--- Start Dataset extract ---
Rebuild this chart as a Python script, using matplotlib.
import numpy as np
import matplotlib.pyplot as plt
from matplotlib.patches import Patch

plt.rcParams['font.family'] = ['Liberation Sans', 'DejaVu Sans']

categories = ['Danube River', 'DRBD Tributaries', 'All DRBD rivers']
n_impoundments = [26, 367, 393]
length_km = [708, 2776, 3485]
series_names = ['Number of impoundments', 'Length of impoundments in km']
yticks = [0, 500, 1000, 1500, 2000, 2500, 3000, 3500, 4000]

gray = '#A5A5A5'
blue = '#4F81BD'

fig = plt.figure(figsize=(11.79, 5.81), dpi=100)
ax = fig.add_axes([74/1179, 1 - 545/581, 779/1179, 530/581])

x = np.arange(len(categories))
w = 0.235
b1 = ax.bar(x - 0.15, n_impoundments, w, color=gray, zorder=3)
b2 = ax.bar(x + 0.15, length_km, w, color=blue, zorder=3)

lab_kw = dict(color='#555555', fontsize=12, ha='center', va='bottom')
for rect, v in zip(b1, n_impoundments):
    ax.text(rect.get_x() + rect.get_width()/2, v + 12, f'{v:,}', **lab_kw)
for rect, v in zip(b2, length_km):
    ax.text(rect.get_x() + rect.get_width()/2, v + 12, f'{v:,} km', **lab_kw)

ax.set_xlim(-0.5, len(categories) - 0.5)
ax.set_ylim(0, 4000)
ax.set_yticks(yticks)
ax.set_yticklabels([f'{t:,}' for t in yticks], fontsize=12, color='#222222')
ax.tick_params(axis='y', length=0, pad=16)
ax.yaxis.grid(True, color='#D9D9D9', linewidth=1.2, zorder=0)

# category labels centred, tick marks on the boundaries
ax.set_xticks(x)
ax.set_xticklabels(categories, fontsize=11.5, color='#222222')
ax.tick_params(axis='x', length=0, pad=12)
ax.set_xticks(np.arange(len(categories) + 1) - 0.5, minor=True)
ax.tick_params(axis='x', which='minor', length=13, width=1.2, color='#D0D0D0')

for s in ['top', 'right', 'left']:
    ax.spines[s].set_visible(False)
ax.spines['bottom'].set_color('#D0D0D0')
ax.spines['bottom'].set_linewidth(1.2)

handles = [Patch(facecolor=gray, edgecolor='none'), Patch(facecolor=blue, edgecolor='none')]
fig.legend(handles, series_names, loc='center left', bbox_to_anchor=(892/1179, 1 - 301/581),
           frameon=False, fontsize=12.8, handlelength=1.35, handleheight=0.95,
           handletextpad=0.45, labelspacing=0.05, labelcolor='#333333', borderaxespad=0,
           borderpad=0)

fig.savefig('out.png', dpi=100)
--- End Dataset extract ---
--- Start Dataset extract ---
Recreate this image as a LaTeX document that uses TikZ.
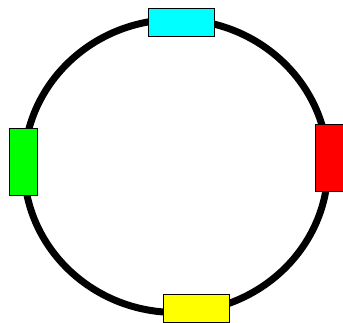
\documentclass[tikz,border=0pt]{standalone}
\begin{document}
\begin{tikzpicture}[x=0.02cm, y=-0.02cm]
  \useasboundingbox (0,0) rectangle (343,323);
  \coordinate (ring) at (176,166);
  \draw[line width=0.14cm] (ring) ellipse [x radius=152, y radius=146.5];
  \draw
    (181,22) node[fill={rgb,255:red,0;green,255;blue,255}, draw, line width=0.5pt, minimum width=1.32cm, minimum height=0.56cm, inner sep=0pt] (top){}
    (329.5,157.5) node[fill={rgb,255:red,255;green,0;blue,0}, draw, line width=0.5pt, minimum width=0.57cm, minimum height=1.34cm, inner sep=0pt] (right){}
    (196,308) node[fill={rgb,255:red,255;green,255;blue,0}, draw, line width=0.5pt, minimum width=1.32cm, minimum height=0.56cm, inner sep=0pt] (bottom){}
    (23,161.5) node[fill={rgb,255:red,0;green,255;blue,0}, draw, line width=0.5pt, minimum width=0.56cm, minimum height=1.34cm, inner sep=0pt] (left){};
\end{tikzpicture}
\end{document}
--- End Dataset extract ---
--- Start Dataset extract ---
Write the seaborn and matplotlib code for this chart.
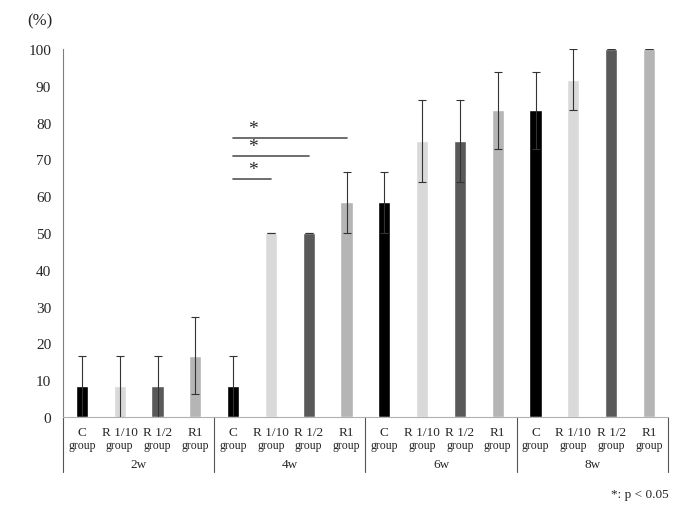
--- End Dataset extract ---
• [What needs to be done]: Among the lines above, count those containing the word "matplotlib" and give nothing but the result.

• [Task solution]: 4